You cannot conceive the amount of water, nor the sounds, nor the smell. One of the many amazing things was that birds, which flew a bit like swallows (but were not), were swirling around in the morning spray of the falls that enveloped about 100x70m of the river. Simply magical. Also saw a Toucan, not quite so swirly!
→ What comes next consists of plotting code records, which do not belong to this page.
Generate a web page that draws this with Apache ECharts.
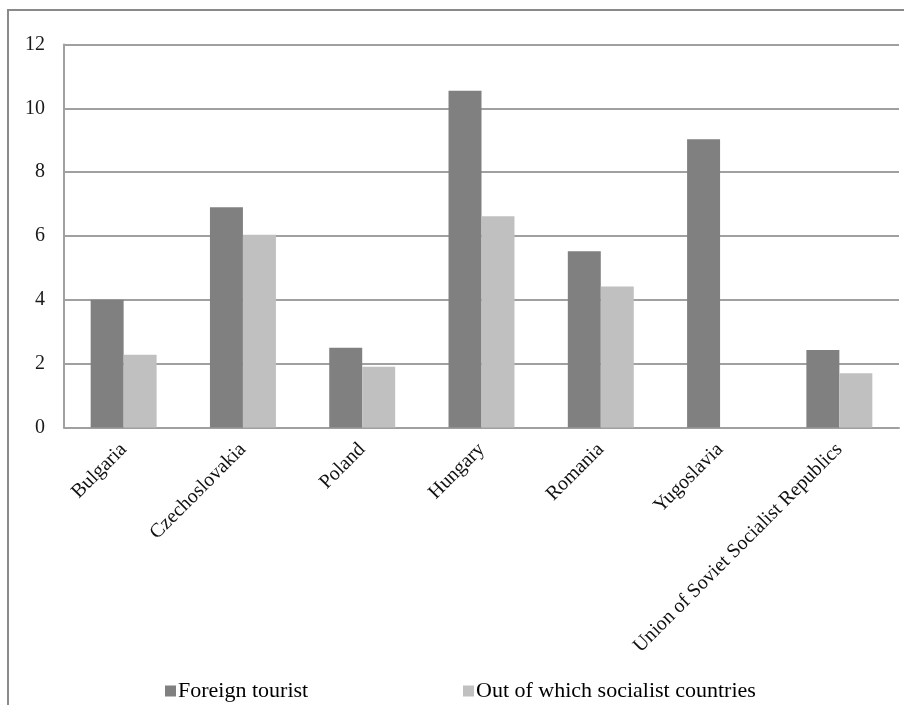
<!DOCTYPE html>
<html>
<head>
<meta charset="utf-8">
<script src="https://cdn.jsdelivr.net/npm/echarts@6/dist/echarts.min.js"></script>
<style>
  html, body { margin: 0; padding: 0; background: #fff; }
  #chart { width: 904px; height: 705px; }
</style>
</head>
<body>
<div id="chart"></div>
<script>
// Countries on the category axis
const countries = ['Bulgaria', 'Czechoslovakia', 'Poland', 'Hungary', 'Romania', 'Yugoslavia', 'Union of Soviet Socialist Republics'];
// Series values
const foreignTourist = [4.0, 6.9, 2.5, 10.55, 5.52, 9.03, 2.43];
const socialistCountries = [2.28, 6.04, 1.9, 6.62, 4.42, null, 1.7];
// Value axis ticks
const yTicks = [0, 2, 4, 6, 8, 10, 12];
const seriesNames = ['Foreign tourist', 'Out of which socialist countries'];

const FONT = '"Liberation Serif", "Times New Roman", serif';
const chart = echarts.init(document.getElementById('chart'));

const legendBase = {
  top: 675,
  itemWidth: 11,
  itemHeight: 11,
  icon: 'rect',
  textStyle: { fontFamily: FONT, fontSize: 22, color: '#000', padding: [0, 0, 0, -3] }
};

chart.setOption({
  animation: false,
  backgroundColor: '#ffffff',
  textStyle: { fontFamily: FONT, color: '#000' },
  graphic: [{
    type: 'polyline',
    shape: { points: [[8, 720], [8, 10], [920, 10]] },
    style: { stroke: '#8a8a8a', lineWidth: 2, fill: null },
    silent: true
  }],
  grid: { left: 64, right: 5, top: 44.5, bottom: 277.5, containLabel: false },
  legend: [
    Object.assign({ data: [seriesNames[0]], left: 160 }, legendBase),
    Object.assign({ data: [seriesNames[1]], left: 458 }, legendBase)
  ],
  xAxis: {
    type: 'category',
    data: countries,
    axisLine: { show: true, lineStyle: { color: '#a0a0a0', width: 2 } },
    axisTick: { show: false },
    axisLabel: { rotate: 45, margin: 19, interval: 0, fontFamily: FONT, fontSize: 20, color: '#111' }
  },
  yAxis: {
    type: 'value',
    min: yTicks[0],
    max: yTicks[yTicks.length - 1],
    interval: yTicks[1] - yTicks[0],
    axisLine: { show: true, lineStyle: { color: '#a0a0a0', width: 2 } },
    axisTick: { show: false },
    axisLabel: { margin: 19, fontFamily: FONT, fontSize: 20, color: '#1a1a1a' },
    splitLine: { show: true, lineStyle: { color: '#a0a0a0', width: 2 } }
  },
  series: [
    {
      name: seriesNames[0],
      type: 'bar',
      data: foreignTourist,
      barGap: '0%',
      barCategoryGap: '44.7%',
      itemStyle: { color: '#808080' }
    },
    {
      name: seriesNames[1],
      type: 'bar',
      data: socialistCountries,
      itemStyle: { color: '#c0c0c0' }
    }
  ]
});
</script>
</body>
</html>
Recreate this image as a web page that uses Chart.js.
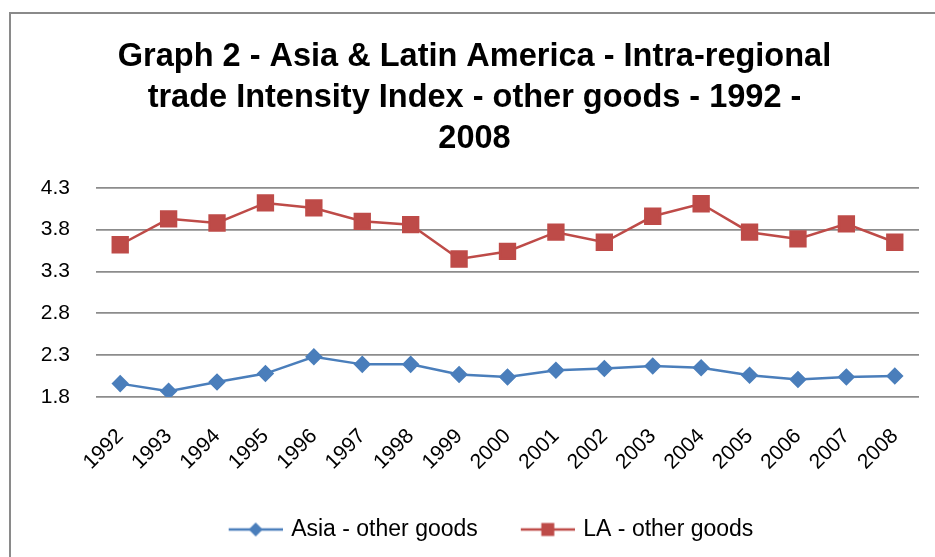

Following day visit another Jesuit mission ruins, this time Argentine side. Might I say, well done Argentina, beat Paraguay also (less of an achievement)! The ruined Missions of San Ignacio were spectacular and must have covered 25 acres. At the heart, a huge church / “galleria”. These are the same missions as in Paraguay and the same indigenous people, the Guaranì. it is no wonder that the Guaranì converted to Catholicism so readily. After years of brutality under Spanish oppression and lust for gold, along come priests who learn the your, improve your existence and build these Godlike ornate structures filled with music and light. (Nothing to match the Mayan or Incas, but no such empires reigned here.) This was all put to a bloody end by the Portuguese in the latter half of the 1700s. Fascinating history. For those who don’t mind reading another 500 words see here, for all those who cannot read / have a pining for Jeremy Irons’ voice (something I can empathise with: Scar from The Lion King) or want to hear Gabriel’s Oboe in context, I would say that The Mission is rather a good way to fill a few hours.
Back on Bus, after a somewhat unpleasantly long wait (again) on the side of a road in the middle of nowhere by a Jesuit mission. Was nervous that a precedent was being set! Back to Buenos Aires in a mere 12 hours.